=== Problem ===
Go through the data and copy every line exactly, but not the images.

=== Given data ===
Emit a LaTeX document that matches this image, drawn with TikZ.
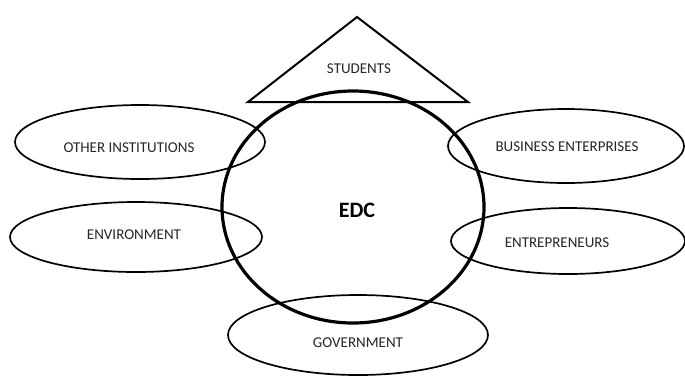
\documentclass[tikz,border=0pt]{standalone}
\usepackage{fontspec}
\setmainfont{Carlito}
\usetikzlibrary{shapes.geometric}
\begin{document}
\begin{tikzpicture}[x=1pt,y=-1pt,
  oval/.style={draw=black,ellipse,line width=1.7pt,inner sep=0pt},
  lbl/.style={font=\fontsize{15}{17}\selectfont,text=black!85,inner sep=0pt},
  hub/.style={draw=black,ellipse,line width=3.2pt,inner sep=0pt}]
\useasboundingbox (0,0) rectangle (685,376);
\draw[line width=2pt,line join=miter] (357,17) -- (248,102) -- (468,102) -- cycle;
\node[lbl] (stu) at (359,69) {STUDENTS};
\node[hub,minimum width=262pt,minimum height=232pt] (edc) at (353,207) {};
\node[font=\bfseries\fontsize{22}{24}\selectfont,inner sep=0pt] (edct) at (357,210) {EDC};
\node[oval,minimum width=250pt,minimum height=74pt] (oth) at (140,142) {};
\node[lbl] (otht) at (129,148) {OTHER INSTITUTIONS};
\node[oval,minimum width=252pt,minimum height=70pt] (env) at (136,237) {};
\node[lbl] (envt) at (134,235) {ENVIRONMENT};
\node[oval,minimum width=236pt,minimum height=74pt] (bus) at (566,146) {};
\node[lbl] (bust) at (567,147) {BUSINESS ENTERPRISES};
\node[oval,minimum width=234pt,minimum height=66pt] (ent) at (568,241) {};
\node[lbl] (entt) at (557,243) {ENTREPRENEURS};
\node[oval,minimum width=260pt,minimum height=80pt] (gov) at (358,335) {};
\node[lbl] (govt) at (358,343) {GOVERNMENT};
\end{tikzpicture}
\end{document}
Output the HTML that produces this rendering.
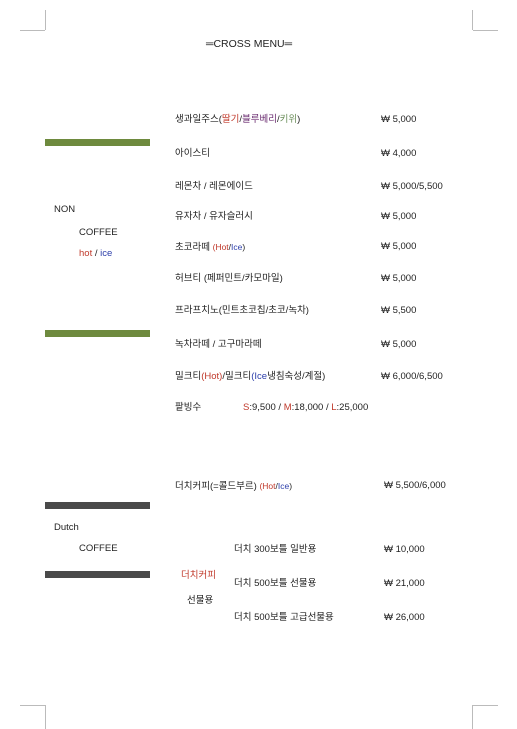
<!DOCTYPE html>
<html><head><meta charset="utf-8"><style>
body{margin:0;width:517px;height:729px;background:#fff;position:relative;overflow:hidden;font-family:"Liberation Sans","Noto Sans CJK KR",sans-serif;font-size:9.5px;color:#222}
.t{position:absolute;white-space:nowrap;line-height:12px}
.c{position:absolute;background:#bbb}
.bar{position:absolute;left:45px;width:105px;height:7px}
.r{color:#c0392b}.b{color:#2c3eaa}.p{color:#6a2c70}.g{color:#6b8e5a}
</style></head><body>
<div class="c" style="left:45px;top:10px;width:1px;height:20px"></div>
<div class="c" style="left:20px;top:30px;width:25px;height:1px"></div>
<div class="c" style="left:472px;top:10px;width:1px;height:20px"></div>
<div class="c" style="left:473px;top:30px;width:25px;height:1px"></div>
<div class="c" style="left:45px;top:705px;width:1px;height:24px"></div>
<div class="c" style="left:20px;top:705px;width:25px;height:1px"></div>
<div class="c" style="left:472px;top:705px;width:1px;height:24px"></div>
<div class="c" style="left:473px;top:705px;width:25px;height:1px"></div>

<div class="t" style="left:206px;top:38px;font-size:10.5px">═CROSS MENU═</div>

<div class="bar" style="top:139px;background:#6e8a3e"></div>
<div class="bar" style="top:330px;background:#6e8a3e"></div>
<div class="bar" style="top:502px;background:#4a4a4a"></div>
<div class="bar" style="top:571px;background:#4a4a4a"></div>

<div class="t" style="left:54px;top:204px">NON</div>
<div class="t" style="left:79px;top:227px">COFFEE</div>
<div class="t" style="left:79px;top:248px"><span class="r">hot</span> / <span class="b">ice</span></div>
<div class="t" style="left:54px;top:522px">Dutch</div>
<div class="t" style="left:79px;top:543px">COFFEE</div>

<div class="t" style="left:175px;top:114px">생과일주스(<span class="r">딸기</span>/<span class="p">블루베리</span>/<span class="g">키위</span>)</div>
<div class="t" style="left:381px;top:114px">₩ 5,000</div>
<div class="t" style="left:175px;top:148px">아이스티</div>
<div class="t" style="left:381px;top:148px">₩ 4,000</div>
<div class="t" style="left:175px;top:181px">레몬차 / 레몬에이드</div>
<div class="t" style="left:381px;top:181px">₩ 5,000/5,500</div>
<div class="t" style="left:175px;top:211px">유자차 / 유자슬러시</div>
<div class="t" style="left:381px;top:211px">₩ 5,000</div>
<div class="t" style="left:175px;top:241px">초코라떼 <span style="font-size:8.5px"><span class="r">(Hot</span>/<span class="b">Ice</span>)</span></div>
<div class="t" style="left:381px;top:241px">₩ 5,000</div>
<div class="t" style="left:175px;top:273px">허브티 (페퍼민트/카모마일)</div>
<div class="t" style="left:381px;top:273px">₩ 5,000</div>
<div class="t" style="left:175px;top:305px">프라프치노(민트초코칩/초코/녹차)</div>
<div class="t" style="left:381px;top:305px">₩ 5,500</div>
<div class="t" style="left:175px;top:339px">녹차라떼 / 고구마라떼</div>
<div class="t" style="left:381px;top:339px">₩ 5,000</div>
<div class="t" style="left:175px;top:371px">밀크티<span class="r">(Hot)</span>/밀크티<span class="b">(Ice</span>냉침숙성/계절)</div>
<div class="t" style="left:381px;top:371px">₩ 6,000/6,500</div>
<div class="t" style="left:175px;top:402px">팥빙수</div>
<div class="t" style="left:243px;top:402px"><span class="r">S</span>:9,500 / <span class="r">M</span>:18,000 / <span class="r">L</span>:25,000</div>

<div class="t" style="left:175px;top:480px">더치커피(=콜드부르) <span style="font-size:8.5px"><span class="r">(Hot</span>/<span class="b">Ice</span>)</span></div>
<div class="t" style="left:384px;top:480px">₩ 5,500/6,000</div>
<div class="t" style="left:181px;top:570px"><span class="r">더치커피</span></div>
<div class="t" style="left:187px;top:595px">선물용</div>
<div class="t" style="left:234px;top:544px">더치 300보틀 일반용</div>
<div class="t" style="left:384px;top:544px">₩ 10,000</div>
<div class="t" style="left:234px;top:578px">더치 500보틀 선물용</div>
<div class="t" style="left:384px;top:578px">₩ 21,000</div>
<div class="t" style="left:234px;top:612px">더치 500보틀 고급선물용</div>
<div class="t" style="left:384px;top:612px">₩ 26,000</div>
</body></html>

=== Reply to the task ===
Emit a LaTeX document that matches this image, drawn with TikZ.
\documentclass[tikz,border=0pt]{standalone}
\usepackage{fontspec}
\setmainfont{Carlito}
\usetikzlibrary{shapes.geometric}
\begin{document}
\begin{tikzpicture}[x=1pt,y=-1pt,
  oval/.style={draw=black,ellipse,line width=1.7pt,inner sep=0pt},
  lbl/.style={font=\fontsize{15}{17}\selectfont,text=black!85,inner sep=0pt},
  hub/.style={draw=black,ellipse,line width=3.2pt,inner sep=0pt}]
\useasboundingbox (0,0) rectangle (685,376);
\draw[line width=2pt,line join=miter] (357,17) -- (248,102) -- (468,102) -- cycle;
\node[lbl] (stu) at (359,69) {STUDENTS};
\node[hub,minimum width=262pt,minimum height=232pt] (edc) at (353,207) {};
\node[font=\bfseries\fontsize{22}{24}\selectfont,inner sep=0pt] (edct) at (357,210) {EDC};
\node[oval,minimum width=250pt,minimum height=74pt] (oth) at (140,142) {};
\node[lbl] (otht) at (129,148) {OTHER INSTITUTIONS};
\node[oval,minimum width=252pt,minimum height=70pt] (env) at (136,237) {};
\node[lbl] (envt) at (134,235) {ENVIRONMENT};
\node[oval,minimum width=236pt,minimum height=74pt] (bus) at (566,146) {};
\node[lbl] (bust) at (567,147) {BUSINESS ENTERPRISES};
\node[oval,minimum width=234pt,minimum height=66pt] (ent) at (568,241) {};
\node[lbl] (entt) at (557,243) {ENTREPRENEURS};
\node[oval,minimum width=260pt,minimum height=80pt] (gov) at (358,335) {};
\node[lbl] (govt) at (358,343) {GOVERNMENT};
\end{tikzpicture}
\end{document}
Output the HTML that produces this rendering.
<!DOCTYPE html>
<html><head><meta charset="utf-8"><style>
body{margin:0;width:517px;height:729px;background:#fff;position:relative;overflow:hidden;font-family:"Liberation Sans","Noto Sans CJK KR",sans-serif;font-size:9.5px;color:#222}
.t{position:absolute;white-space:nowrap;line-height:12px}
.c{position:absolute;background:#bbb}
.bar{position:absolute;left:45px;width:105px;height:7px}
.r{color:#c0392b}.b{color:#2c3eaa}.p{color:#6a2c70}.g{color:#6b8e5a}
</style></head><body>
<div class="c" style="left:45px;top:10px;width:1px;height:20px"></div>
<div class="c" style="left:20px;top:30px;width:25px;height:1px"></div>
<div class="c" style="left:472px;top:10px;width:1px;height:20px"></div>
<div class="c" style="left:473px;top:30px;width:25px;height:1px"></div>
<div class="c" style="left:45px;top:705px;width:1px;height:24px"></div>
<div class="c" style="left:20px;top:705px;width:25px;height:1px"></div>
<div class="c" style="left:472px;top:705px;width:1px;height:24px"></div>
<div class="c" style="left:473px;top:705px;width:25px;height:1px"></div>

<div class="t" style="left:206px;top:38px;font-size:10.5px">═CROSS MENU═</div>

<div class="bar" style="top:139px;background:#6e8a3e"></div>
<div class="bar" style="top:330px;background:#6e8a3e"></div>
<div class="bar" style="top:502px;background:#4a4a4a"></div>
<div class="bar" style="top:571px;background:#4a4a4a"></div>

<div class="t" style="left:54px;top:204px">NON</div>
<div class="t" style="left:79px;top:227px">COFFEE</div>
<div class="t" style="left:79px;top:248px"><span class="r">hot</span> / <span class="b">ice</span></div>
<div class="t" style="left:54px;top:522px">Dutch</div>
<div class="t" style="left:79px;top:543px">COFFEE</div>

<div class="t" style="left:175px;top:114px">생과일주스(<span class="r">딸기</span>/<span class="p">블루베리</span>/<span class="g">키위</span>)</div>
<div class="t" style="left:381px;top:114px">₩ 5,000</div>
<div class="t" style="left:175px;top:148px">아이스티</div>
<div class="t" style="left:381px;top:148px">₩ 4,000</div>
<div class="t" style="left:175px;top:181px">레몬차 / 레몬에이드</div>
<div class="t" style="left:381px;top:181px">₩ 5,000/5,500</div>
<div class="t" style="left:175px;top:211px">유자차 / 유자슬러시</div>
<div class="t" style="left:381px;top:211px">₩ 5,000</div>
<div class="t" style="left:175px;top:241px">초코라떼 <span style="font-size:8.5px"><span class="r">(Hot</span>/<span class="b">Ice</span>)</span></div>
<div class="t" style="left:381px;top:241px">₩ 5,000</div>
<div class="t" style="left:175px;top:273px">허브티 (페퍼민트/카모마일)</div>
<div class="t" style="left:381px;top:273px">₩ 5,000</div>
<div class="t" style="left:175px;top:305px">프라프치노(민트초코칩/초코/녹차)</div>
<div class="t" style="left:381px;top:305px">₩ 5,500</div>
<div class="t" style="left:175px;top:339px">녹차라떼 / 고구마라떼</div>
<div class="t" style="left:381px;top:339px">₩ 5,000</div>
<div class="t" style="left:175px;top:371px">밀크티<span class="r">(Hot)</span>/밀크티<span class="b">(Ice</span>냉침숙성/계절)</div>
<div class="t" style="left:381px;top:371px">₩ 6,000/6,500</div>
<div class="t" style="left:175px;top:402px">팥빙수</div>
<div class="t" style="left:243px;top:402px"><span class="r">S</span>:9,500 / <span class="r">M</span>:18,000 / <span class="r">L</span>:25,000</div>

<div class="t" style="left:175px;top:480px">더치커피(=콜드부르) <span style="font-size:8.5px"><span class="r">(Hot</span>/<span class="b">Ice</span>)</span></div>
<div class="t" style="left:384px;top:480px">₩ 5,500/6,000</div>
<div class="t" style="left:181px;top:570px"><span class="r">더치커피</span></div>
<div class="t" style="left:187px;top:595px">선물용</div>
<div class="t" style="left:234px;top:544px">더치 300보틀 일반용</div>
<div class="t" style="left:384px;top:544px">₩ 10,000</div>
<div class="t" style="left:234px;top:578px">더치 500보틀 선물용</div>
<div class="t" style="left:384px;top:578px">₩ 21,000</div>
<div class="t" style="left:234px;top:612px">더치 500보틀 고급선물용</div>
<div class="t" style="left:384px;top:612px">₩ 26,000</div>
</body></html>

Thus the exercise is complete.